Benchmark testing is considered part of the Software Development Life Cycle (SDLC) which compares performance testing results against performance metrics to determine current performance and any changes needed to improve performance. It covers software, hardware, and network performance. Mainly it focuses on present and future releases of a software product/service to maintain high-quality standards.

A benchmark must be repeatable as well as quantifiable in terms of determining the performance of the product/service. For example, a product’s response time needs to be stable amongst different load conditions which refers to repeatable benchmarks, and the user spending how much time on a product, within how much time getting the actual service refers to a quantifiable benchmark.

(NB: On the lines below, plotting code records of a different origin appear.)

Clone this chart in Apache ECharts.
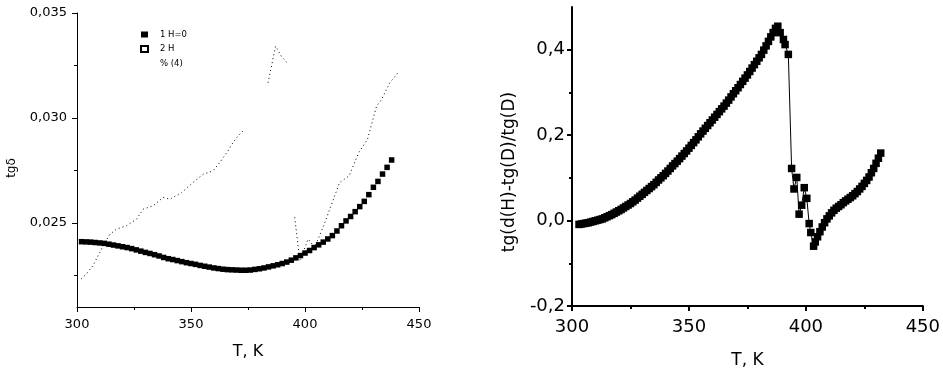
<!DOCTYPE html>
<html>
<head>
<meta charset="utf-8">
<script src="https://cdn.jsdelivr.net/npm/echarts@6/dist/echarts.min.js"></script>
<style>
html, body { margin: 0; padding: 0; background: #fff; }
#chart { width: 943px; height: 374px; }
</style>
</head>
<body>
<div id="chart"></div>
<script>
// левая панель: tg delta, серия 1 (H=0)
var leftT1 = [302,304,306,308,310,312,314,316,318,320,322,324,326,328,330,332,334,336,338,340,
  342,344,346,348,350,352,354,356,358,360,362,364,366,368,370,372,374,376,378,380,
  382,384,386,388,390,392,394,396,398,400,402,404,406,408,410,412,414,416,418,420,
  422,424,426,428,430,432,434,436,438];
var leftV1 = [0.02411,0.02410,0.02409,0.02407,0.02405,0.02403,0.02399,0.02395,0.02391,0.02387,
  0.02383,0.02378,0.02372,0.02366,0.02360,0.02355,0.02349,0.02343,0.02336,0.02330,
  0.02326,0.02321,0.02316,0.02311,0.02307,0.02303,0.02298,0.02294,0.02290,0.02286,
  0.02283,0.02280,0.02278,0.02277,0.02276,0.02275,0.02275,0.02276,0.02279,0.02282,
  0.02286,0.02291,0.02296,0.02301,0.02307,0.02314,0.02323,0.02334,0.02345,0.02357,
  0.02369,0.02383,0.02396,0.02409,0.02424,0.02440,0.02462,0.02487,0.02510,0.02531,
  0.02554,0.02578,0.02603,0.02635,0.02670,0.02698,0.02733,0.02765,0.02800];

// серия 2 (H), пунктир; null = разрыв
var leftT2 = [301.9,304.1,307,310,312.3,314.5,317.4,321.7,326.1,329,333.4,337.8,340.7,345.9,350.9,
  355.3,359.6,362.6,366.2,368.4,370.6,373.5,378,383.8,387.1,389.6,392.1,394,395.5,397.7,
  401.4,404.2,407.9,415.2,419.3,423.7,427.4,431.4,433.6,437.3,441];
var leftV2 = [0.02234,0.02257,0.02297,0.02360,0.02408,0.02447,0.02471,0.02487,0.02518,0.02566,
  0.02582,0.02622,0.02613,0.02645,0.02693,0.02732,0.02748,0.02788,0.02843,0.02883,
  0.02914,0.02946,null,0.03168,0.03342,0.03294,0.03263,null,0.02527,0.02321,
  0.02424,0.02384,0.02479,0.02693,0.02724,0.02838,0.02898,0.03057,0.03088,0.03170,0.03218];

// правая панель: (tg(H)-tg(D))/tg(D)
var rightT = [303,304,305,306,307,308,309,310,311,312,313,314,315,316,317,318,319,320,321,322,
  323,324,325,326,327,328,329,330,331,332,333,334,335,336,337,338,339,340,341,342,
  343,344,345,346,347,348,349,350,351,352,353,354,355,356,357,358,359,360,361,362,
  363,364,365,366,367,368,369,370,371,372,373,374,375,376,377,378,379,380,381,382,
  383,384,385,386,387,388,389,390.4,391.1,392.5,393.9,394.9,396.1,397.1,398.2,399.3,400.4,401.4,402.1,403.3,
  404,405,406,407,408,409,410,411,412,413,414,415,416,417,418,419,420,421,422,423,
  424,425,426,427,428,429,430,431,432];
var rightV = [-0.009,-0.008,-0.007,-0.006,-0.005,-0.0035,-0.002,-0.0005,0.001,0.0025,
  0.004,0.0065,0.009,0.0115,0.014,0.017,0.020,0.023,0.026,0.0295,
  0.033,0.0365,0.040,0.044,0.048,0.0525,0.057,0.0615,0.066,0.0705,
  0.075,0.0795,0.084,0.0895,0.095,0.100,0.105,0.1105,0.116,0.122,
  0.128,0.1335,0.139,0.145,0.151,0.157,0.163,0.1695,0.176,0.1825,
  0.189,0.196,0.203,0.2095,0.216,0.2225,0.229,0.2355,0.242,0.2485,
  0.255,0.2615,0.268,0.275,0.282,0.2895,0.297,0.304,0.311,0.3185,
  0.326,0.3335,0.341,0.349,0.357,0.365,0.373,0.381,0.389,0.399,
  0.409,0.4195,0.430,0.440,0.450,0.455,
  0.440,0.424,0.412,0.389,0.122,0.074,0.101,0.015,0.036,0.077,0.052,-0.007,-0.028,-0.060,
  -0.050,-0.038,-0.026,-0.015,-0.005,0.004,0.011,0.018,0.024,0.029,0.033,0.037,0.042,0.046,
  0.050,0.054,0.058,0.063,0.068,0.074,0.080,0.087,0.094,0.102,0.112,0.122,0.134,0.146,0.158];

var xTicks = [300, 350, 400, 450];
var leftYTicks = [0.025, 0.030, 0.035];
var leftYMinor = [0.0225, 0.0275, 0.0325];
var rightYTicks = [-0.2, 0.0, 0.2, 0.4];
var rightYMinor = [-0.1, 0.1, 0.3];

var FONT = 'DejaVu Sans';

function pairs(xs, ys) {
  return xs.map(function (x, i) { return [x, ys[i] === null ? '-' : ys[i]]; });
}

function xAxisCfg(grid, fs, margin, gap, nameSize, lw) {
  return {
    gridIndex: grid, type: 'value',
    min: xTicks[0], max: xTicks[xTicks.length - 1], interval: 50,
    axisLine: { onZero: false, lineStyle: { color: '#000', width: lw } },
    axisTick: { length: 5, lineStyle: { color: '#000', width: lw } },
    minorTick: { show: true, splitNumber: 2, length: 3, lineStyle: { color: '#000', width: lw } },
    splitLine: { show: false },
    axisLabel: { color: '#000', fontFamily: FONT, fontSize: fs, margin: margin },
    name: 'T, K', nameLocation: 'middle', nameGap: gap,
    nameTextStyle: { color: '#000', fontFamily: FONT, fontSize: nameSize }
  };
}

var chart = echarts.init(document.getElementById('chart'));
var option = {
  animation: false,
  backgroundColor: '#fff',
  grid: [
    { left: 77, top: 13, width: 342, height: 294 },
    { left: 572, top: 7, width: 351, height: 301 }
  ],
  xAxis: [
    xAxisCfg(0, 13, 11, 37, 16, 1),
    xAxisCfg(1, 18, 12, 46, 17, 2)
  ],
  yAxis: [
    {
      gridIndex: 0, type: 'value', min: 0.021, max: 0.035, position: 'left',
      axisLine: { onZero: false, lineStyle: { color: '#000', width: 1 } },
      axisTick: { customValues: leftYTicks, length: 5, lineStyle: { color: '#000' } },
      splitLine: { show: false },
      axisLabel: {
        customValues: leftYTicks, color: '#000', fontFamily: FONT, fontSize: 13, margin: 10,
        formatter: function (v) { return v.toFixed(3).replace('.', ','); }
      }
    },
    {
      gridIndex: 0, type: 'value', min: 0.021, max: 0.035, position: 'left',
      axisLine: { show: false },
      axisTick: { customValues: leftYMinor, length: 3, lineStyle: { color: '#000' } },
      axisLabel: { show: false }, splitLine: { show: false }
    },
    {
      gridIndex: 1, type: 'value', min: -0.2, max: 0.5, position: 'left',
      axisLine: { onZero: false, lineStyle: { color: '#000', width: 2 } },
      axisTick: { customValues: rightYTicks, length: 5, lineStyle: { color: '#000', width: 2 } },
      splitLine: { show: false },
      axisLabel: {
        customValues: rightYTicks, color: '#000', fontFamily: FONT, fontSize: 18, margin: 7,
        formatter: function (v) { return v.toFixed(1).replace('.', ','); }
      }
    },
    {
      gridIndex: 1, type: 'value', min: -0.2, max: 0.5, position: 'left',
      axisLine: { show: false },
      axisTick: { customValues: rightYMinor, length: 3, lineStyle: { color: '#000', width: 2 } },
      axisLabel: { show: false }, splitLine: { show: false }
    }
  ],
  legend: {
    left: 140, top: 30, orient: 'vertical', selectedMode: false, padding: 0,
    itemWidth: 7, itemHeight: 6, itemGap: 5.5,
    textStyle: { color: '#000', fontFamily: FONT, fontSize: 8.5, padding: [0, 0, 0, 7] },
    data: [
      { name: '1 H=0', icon: 'rect' },
      { name: '2 H', icon: 'emptyRect' },
      { name: '% (4)', icon: 'none' }
    ]
  },
  graphic: [
    {
      type: 'text', x: 12, y: 168, rotation: Math.PI / 2,
      style: { text: 'tgδ', fill: '#000', fontFamily: FONT, fontSize: 12, align: 'center', verticalAlign: 'middle' }
    },
    {
      type: 'text', x: 510, y: 172, rotation: Math.PI / 2,
      style: { text: 'tg(d(H)-tg(D)/tg(D)', fill: '#000', fontFamily: FONT, fontSize: 17, align: 'center', verticalAlign: 'middle' }
    }
  ],
  series: [
    {
      name: '1 H=0', type: 'scatter', xAxisIndex: 0, yAxisIndex: 0,
      symbol: 'rect', symbolSize: 5.5, itemStyle: { color: '#000', opacity: 1 },
      data: pairs(leftT1, leftV1)
    },
    {
      name: '2 H', type: 'line', xAxisIndex: 0, yAxisIndex: 0,
      symbol: 'none', connectNulls: false,
      itemStyle: { color: '#000' },
      lineStyle: { color: '#000', width: 1, type: [1, 3] },
      data: pairs(leftT2, leftV2)
    },
    {
      name: '% (4)', type: 'line', xAxisIndex: 0, yAxisIndex: 0,
      itemStyle: { color: '#000' }, data: []
    },
    {
      name: 'ratio', type: 'line', xAxisIndex: 1, yAxisIndex: 2,
      symbol: 'rect', symbolSize: 7.5, showAllSymbol: true,
      itemStyle: { color: '#000' },
      lineStyle: { color: '#000', width: 1 },
      data: pairs(rightT, rightV)
    }
  ]
};
chart.setOption(option);
</script>
</body>
</html>
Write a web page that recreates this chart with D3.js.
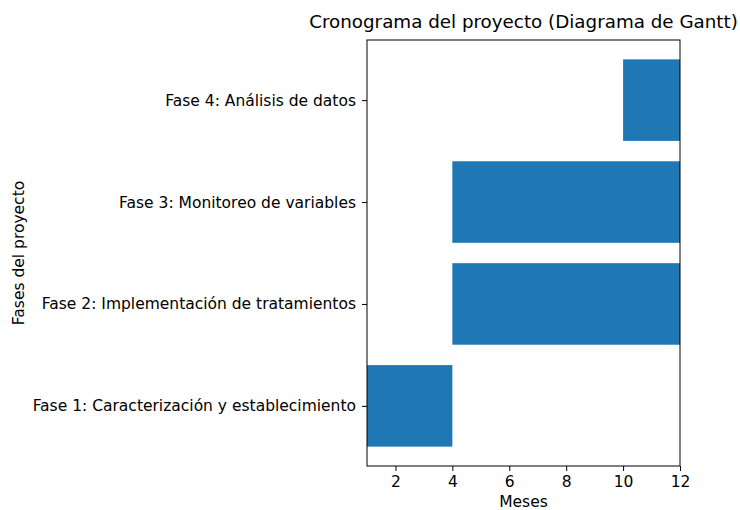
<!DOCTYPE html>
<html>
<head>
<meta charset="utf-8">
<script src="https://cdn.jsdelivr.net/npm/d3@7"></script>
<style>
  body { margin: 0; background: #fff; }
  svg text { font-family: "DejaVu Sans", sans-serif; fill: #000; }
</style>
</head>
<body>
<svg id="chart" width="740" height="510"></svg>
<script>
// Datos del cronograma
const fases = [
    'Fase 1: Caracterización y establecimiento',
    'Fase 2: Implementación de tratamientos',
    'Fase 3: Monitoreo de variables',
    'Fase 4: Análisis de datos'
];
const inicio = [1, 4, 4, 10];
const fin = [4, 12, 12, 12];
const mesesTicks = [2, 4, 6, 8, 10, 12];

const svg = d3.select('#chart');
const margin = { top: 40, right: 60, bottom: 44, left: 367 };
const width = +svg.attr('width');
const height = +svg.attr('height');
const plotW = width - margin.left - margin.right;
const plotH = height - margin.top - margin.bottom;

const plot = svg.append('g')
    .attr('transform', `translate(${margin.left},${margin.top})`);

// Escalas (como matplotlib: barras de 0.8 y 5% de margen)
const x = d3.scaleLinear().domain([1, 12]).range([0, plotW]);
const y = d3.scaleLinear().domain([-0.59, fases.length - 1 + 0.59]).range([plotH, 0]);
const barH = y(0) - y(0.8);

plot.selectAll('.bar')
    .data(fases)
    .enter().append('rect')
    .attr('class', 'bar')
    .attr('x', (d, i) => x(inicio[i]))
    .attr('y', (d, i) => y(i + 0.4))
    .attr('width', (d, i) => x(fin[i]) - x(inicio[i]))
    .attr('height', barH)
    .attr('fill', '#1f77b4');

// Ejes
const xAxis = d3.axisBottom(x).tickValues(mesesTicks).tickSize(5).tickPadding(5).tickSizeOuter(0);
const yAxis = d3.axisLeft(y).tickValues(d3.range(fases.length))
    .tickFormat(i => fases[i]).tickSize(5).tickPadding(6).tickSizeOuter(0);

const gx = plot.append('g')
    .attr('transform', `translate(0,${plotH})`)
    .call(xAxis);
const gy = plot.append('g').call(yAxis);

[gx, gy].forEach(g => {
    g.select('.domain').remove();
    g.selectAll('.tick line').attr('stroke', '#000').attr('stroke-width', 1);
    g.selectAll('.tick text').style('font-size', '15.5px');
});

// Marco
plot.append('rect')
    .attr('width', plotW)
    .attr('height', plotH)
    .attr('fill', 'none')
    .attr('stroke', '#000')
    .attr('stroke-width', 1);

// Títulos
svg.append('text')
    .attr('x', margin.left + plotW / 2)
    .attr('y', 28)
    .attr('text-anchor', 'middle')
    .style('font-size', '18.3px')
    .text('Cronograma del proyecto (Diagrama de Gantt)');

svg.append('text')
    .attr('x', margin.left + plotW / 2)
    .attr('y', 507)
    .attr('text-anchor', 'middle')
    .style('font-size', '15.5px')
    .text('Meses');

svg.append('text')
    .attr('transform', `translate(24,${margin.top + plotH / 2}) rotate(-90)`)
    .attr('text-anchor', 'middle')
    .style('font-size', '15.5px')
    .text('Fases del proyecto');
</script>
</body>
</html>
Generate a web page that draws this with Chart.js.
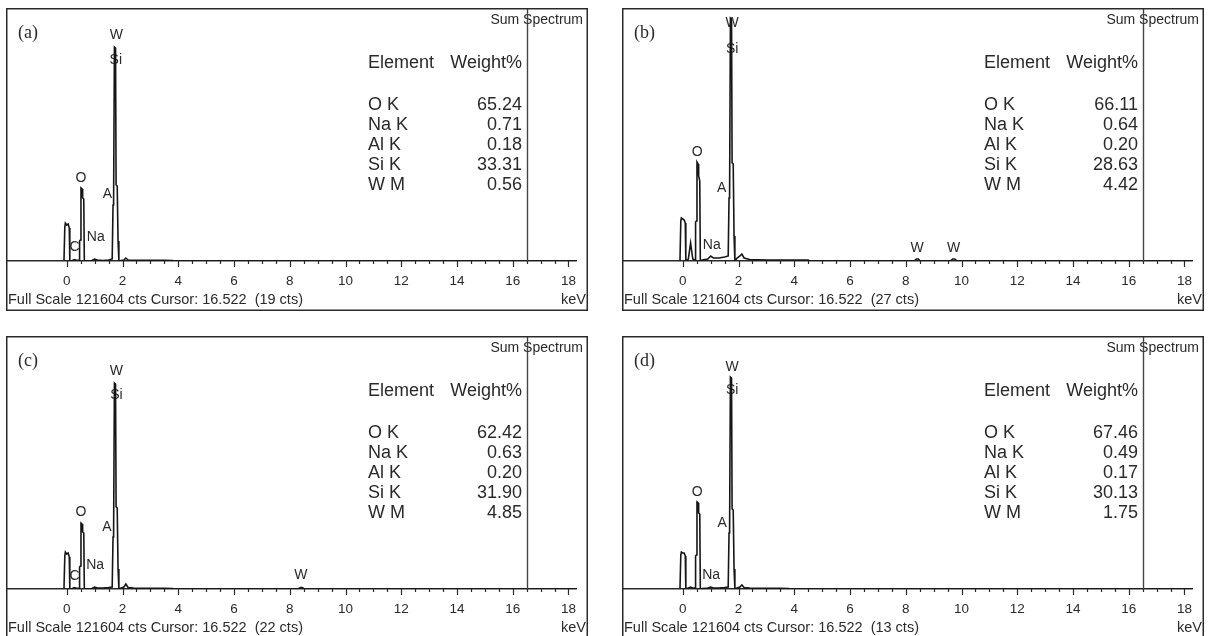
<!DOCTYPE html>
<html>
<head>
<meta charset="utf-8">
<title>EDS sum spectra</title>
<script src="https://cdn.jsdelivr.net/npm/chart.js@4.4.1/dist/chart.umd.min.js"></script>
<style>
  html, body { margin: 0; padding: 0; background: #fff; overflow: hidden; }
  body { width: 1212px; height: 636px; position: relative; }
  canvas { position: absolute; }
</style>
</head>
<body>
<canvas id="panelA" width="582" height="303" style="left:6px;top:8px"></canvas>
<canvas id="panelB" width="582" height="303" style="left:622px;top:8px"></canvas>
<canvas id="panelC" width="582" height="303" style="left:6px;top:336px"></canvas>
<canvas id="panelD" width="582" height="303" style="left:622px;top:336px"></canvas>
<script>
"use strict";
// energy channels (keV) shared by the four spectra
const energyKeV = [-0.10, -0.07, -0.05, 0.00, 0.05, 0.09, 0.11, 0.20, 0.28, 0.36, 0.44, 0.46, 0.49, 0.51, 0.55, 0.57, 0.61, 0.63, 0.70, 0.90,
    1.00, 1.10, 1.30, 1.50, 1.63, 1.66, 1.68, 1.71, 1.75, 1.77, 1.81, 1.84, 1.87, 1.95, 2.05, 2.12, 2.20, 2.40, 3.00, 3.50,
    3.80, 3.85, 4.50, 4.55, 8.30, 8.38, 8.45, 8.52, 9.60, 9.68, 9.76, 9.84, 18.30];
const countsA = [0, 16340, 18260, 17300, 17780, 15860, 0, 240, 720, 240, 480, 9610, 10090, 35090, 34610, 30280, 29800, 0, 140, 240,
    960, 480, 240, 480, 960, 26920, 27880, 102860, 102380, 36530, 36050, 9610, 0, 240, 480, 1440, 480, 380, 290, 380,
    240, 0, 0, 0, 0, 0, 0, 0, 0, 0, 0, 0, 0];
const countsB = [0, 19230, 20670, 20190, 19710, 18260, 0, 960, 8650, 960, 480, 18750, 19230, 47580, 46620, 40860, 38450, 0, 480, 960,
    2400, 1440, 1440, 1920, 2400, 30280, 31240, 116800, 116320, 47100, 46620, 12020, 0, 1440, 2400, 3360, 1440, 720, 480, 480,
    480, 480, 480, 0, 0, 960, 960, 0, 0, 960, 960, 0, 0];
const countsC = [0, 15860, 17780, 16820, 17300, 15380, 0, 240, 720, 240, 480, 10570, 11050, 31720, 31240, 27400, 26920, 0, 140, 240,
    960, 480, 480, 720, 960, 24990, 25950, 99010, 98530, 39410, 38930, 9610, 0, 480, 960, 2400, 720, 480, 290, 380,
    240, 0, 0, 0, 0, 720, 720, 0, 0, 0, 0, 0, 0];
const countsD = [0, 16340, 17780, 17300, 17300, 15860, 0, 480, 960, 480, 480, 15860, 16340, 41820, 41340, 36530, 36050, 0, 240, 480,
    960, 480, 480, 720, 960, 26920, 27880, 101900, 101420, 38450, 37970, 9610, 0, 480, 960, 1920, 720, 480, 290, 380,
    240, 0, 0, 0, 0, 0, 0, 0, 0, 0, 0, 0, 0];

const elements = ['O K', 'Na K', 'Al K', 'Si K', 'W M'];
const weightA = [65.24, 0.71, 0.18, 33.31, 0.56];
const weightB = [66.11, 0.64, 0.20, 28.63, 4.42];
const weightC = [62.42, 0.63, 0.20, 31.90, 4.85];
const weightD = [67.46, 0.49, 0.17, 30.13, 1.75];

const peakTextA = ['W', 'Si', 'O', 'A', 'Na', 'C'];
const peakKeVA = [1.78, 1.76, 0.51, 1.46, 1.04, 0.28];
const peakCtsA = [108630, 96610, 39890, 32200, 11300, 6490];
const peakTextB = ['W', 'Si', 'O', 'A', 'Na', 'W', 'W'];
const peakKeVB = [1.77, 1.77, 0.52, 1.40, 1.04, 8.41, 9.72];
const peakCtsB = [114390, 101900, 52390, 35090, 7690, 6250, 6250];
const peakTextC = ['W', 'Si', 'O', 'A', 'Na', 'C', 'W'];
const peakKeVC = [1.78, 1.78, 0.51, 1.44, 1.02, 0.28, 8.40];
const peakCtsC = [104780, 93250, 37010, 29800, 11540, 6250, 6730];
const peakTextD = ['W', 'Si', 'O', 'A', 'Na'];
const peakKeVD = [1.77, 1.77, 0.52, 1.41, 1.02];
const peakCtsD = [106700, 95650, 46620, 31720, 6730];

const majorTicks = [0, 2, 4, 6, 8, 10, 12, 14, 16, 18];
const fullScale = 121604;
const cursorKeV = 16.522;
const cursorCts = [19, 27, 22, 13];

const sans = '"Liberation Sans", Arial, sans-serif';
const serif = '"Liberation Serif", "Times New Roman", serif';
const ink = '#2a2a2a';

// majors plus a minor tick every 0.5 keV
const tickValues = [];
majorTicks.forEach(v => {
    tickValues.push(v);
    if (v < 18) tickValues.push(v + 0.5, v + 1, v + 1.5);
});

function overlay(panel) {
    return {
        id: 'eds' + panel.tag,
        beforeDatasetsDraw(chart) {
            const { ctx } = chart;
            const x = chart.scales.x, y = chart.scales.y;
            ctx.save();
            ctx.fillStyle = ink;
            ctx.font = `14px ${sans}`;
            ctx.textAlign = 'center';
            ctx.textBaseline = 'middle';
            panel.peakText.forEach((t, i) => {
                ctx.fillText(t, x.getPixelForValue(panel.peakKeV[i]), y.getPixelForValue(panel.peakCts[i]));
            });
            ctx.restore();
        },
        afterDraw(chart) {
            const { ctx, chartArea, width, height } = chart;
            const x = chart.scales.x;
            ctx.save();
            ctx.strokeStyle = ink;
            ctx.fillStyle = ink;

            // tick marks below the axis
            ctx.lineWidth = 1.2;
            x.ticks.forEach(t => {
                const px = Math.round(x.getPixelForValue(t.value)) + 0.5;
                const len = majorTicks.includes(t.value) ? 6 : 3;
                ctx.beginPath();
                ctx.moveTo(px, chartArea.bottom);
                ctx.lineTo(px, chartArea.bottom + len);
                ctx.stroke();
            });

            // title top right, cursor line drawn over it
            ctx.font = `14px ${sans}`;
            ctx.textAlign = 'right';
            ctx.textBaseline = 'middle';
            ctx.fillText('Sum Spectrum', width - 5, 12);
            const cx = Math.round(x.getPixelForValue(cursorKeV)) + 0.5;
            ctx.lineWidth = 1.4;
            ctx.strokeStyle = '#444';
            ctx.beginPath();
            ctx.moveTo(cx, 0);
            ctx.lineTo(cx, chartArea.bottom);
            ctx.stroke();

            // panel letter
            ctx.font = `18px ${serif}`;
            ctx.textAlign = 'left';
            ctx.fillText(panel.letter, 12, 25);

            // composition table
            ctx.font = `18px ${sans}`;
            ctx.textBaseline = 'alphabetic';
            ctx.textAlign = 'left';
            ctx.fillText('Element', 362, 60);
            ctx.textAlign = 'right';
            ctx.fillText('Weight%', 516, 60);
            elements.forEach((el, i) => {
                const by = 102 + i * 20;
                ctx.textAlign = 'left';
                ctx.fillText(el, 362, by);
                ctx.textAlign = 'right';
                ctx.fillText(panel.weight[i].toFixed(2), 516, by);
            });

            // footer
            ctx.font = `14.5px ${sans}`;
            ctx.textBaseline = 'middle';
            ctx.textAlign = 'left';
            ctx.fillText(`Full Scale ${fullScale} cts Cursor: ${cursorKeV.toFixed(3)}  (${panel.cursor} cts)`, 2, 292);
            ctx.textAlign = 'right';
            ctx.fillText('keV', width - 2, 292);

            // frame
            ctx.strokeStyle = ink;
            ctx.lineWidth = 1.5;
            ctx.strokeRect(0.75, 0.75, width - 1.5, height - 1.5);
            ctx.restore();
        }
    };
}

function drawPanel(id, panel) {
    const ctx = document.getElementById(id);
    new Chart(ctx, {
        type: 'line',
        data: {
            datasets: [{
                data: energyKeV.map((e, i) => ({ x: e, y: panel.counts[i] })),
                borderColor: '#161616',
                borderWidth: 1.6,
                pointRadius: 0,
                tension: 0,
                fill: false
            }]
        },
        options: {
            responsive: false,
            animation: false,
            events: [],
            layout: { padding: 0 },
            plugins: { legend: { display: false }, tooltip: { enabled: false } },
            scales: {
                x: {
                    type: 'linear',
                    min: -2.18,
                    max: 18.3,
                    afterBuildTicks: scale => { scale.ticks = tickValues.map(v => ({ value: v })); },
                    afterFit: scale => { scale.height = 50; },
                    grid: { drawOnChartArea: false, drawTicks: false },
                    border: { display: true, color: ink, width: 1.5 },
                    ticks: {
                        autoSkip: false,
                        maxRotation: 0,
                        padding: 12,
                        color: ink,
                        font: { family: sans, size: 13.5 },
                        callback: v => majorTicks.includes(v) ? String(v) : ''
                    }
                },
                y: { display: false, min: 0, max: fullScale }
            }
        },
        plugins: [overlay(panel)]
    });
}

document.addEventListener('DOMContentLoaded', () => {
    drawPanel('panelA', { tag: 'a', letter: '(a)', counts: countsA, weight: weightA, cursor: cursorCts[0],
        peakText: peakTextA, peakKeV: peakKeVA, peakCts: peakCtsA });
    drawPanel('panelB', { tag: 'b', letter: '(b)', counts: countsB, weight: weightB, cursor: cursorCts[1],
        peakText: peakTextB, peakKeV: peakKeVB, peakCts: peakCtsB });
    drawPanel('panelC', { tag: 'c', letter: '(c)', counts: countsC, weight: weightC, cursor: cursorCts[2],
        peakText: peakTextC, peakKeV: peakKeVC, peakCts: peakCtsC });
    drawPanel('panelD', { tag: 'd', letter: '(d)', counts: countsD, weight: weightD, cursor: cursorCts[3],
        peakText: peakTextD, peakKeV: peakKeVD, peakCts: peakCtsD });
});
</script>
</body>
</html>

For example, here we will take two cases of benchmark testing. Let there be a web application and we will see what are the benchmark components for database performance of web application and client server application of web.

Components that are Benchmarked in the case of the database

  • Table Space Configurations
  • Hardware Configurations
  • SQL Queries
  • SQL Triggers
  • SQL Indexes
  • Networks
  • Firewalls

Components that are Benchmarked in case of client-server

  • Accessibility
  • Browser compatibility
  • Broken Links
  • Load Time
  • HTML compliance

Importance of Benchmark Testing

  1. For performance analysis of a software product/service with competitors.
  2. It is essential for implementing quality standards for software product.
  3. It is essential for implementing SLAs (Service Level Agreements).
  4. It is essential to practically establish user/customer experience.
  5. It allows us to point out the mistakes to be avoided.
  6. It allows us to determine current performance and any changes needed to improve performance.

Phases of Benchmark Test

Benchmark test involves four phases i.e.,

  1. Planning Phase – This phase involves identifying defining and prioritizing standards and requirements. The benchmark test process is defined and different benchmark metrics are decided.
  2. Analysis Phase – This phase involves setting the goals and objectives identifying the errors and resolving them to get a quality product.
  3. Integration Phase – This phase involves the agreement between functional and non-functional requirements and sharing outcomes with the concerned business in getting approval.
  4. Action Phase – This phase involves developing the test plan and documentation, implementing the performance tests, measuring the performance, calculating results, and running the process continuously.

Along with this there are four benchmark testing techniques phases i.e.,

  1. Benchmark preparation
  2. Benchmark test creation
  3. Benchmark test execution
  4. Benchmark test analysis

Advantages of Benchmark testing

  • Performance Improvement
  • Changed focus
  • No extra cost incurred
  • Identification of essential activities
  • It helps to check the mobile and tablet devices as well.
  • It checks the efficiency of the application.
  • It is useful for the development team as well.
  • Helps in analyzing and finding the system attacks against Firewalls or other attacks.

Disadvantages of Benchmark testing

  • Standard stability
  • Increased dependency
  • An accurate testing tool needs to be used for executing the test cases.
  • Test plans need to be prepared well to avoid any discrepancies during actual test execution.
  • A tester needs to have a strong understanding of the system to cover all the end-to-end scenarios in benchmark testing.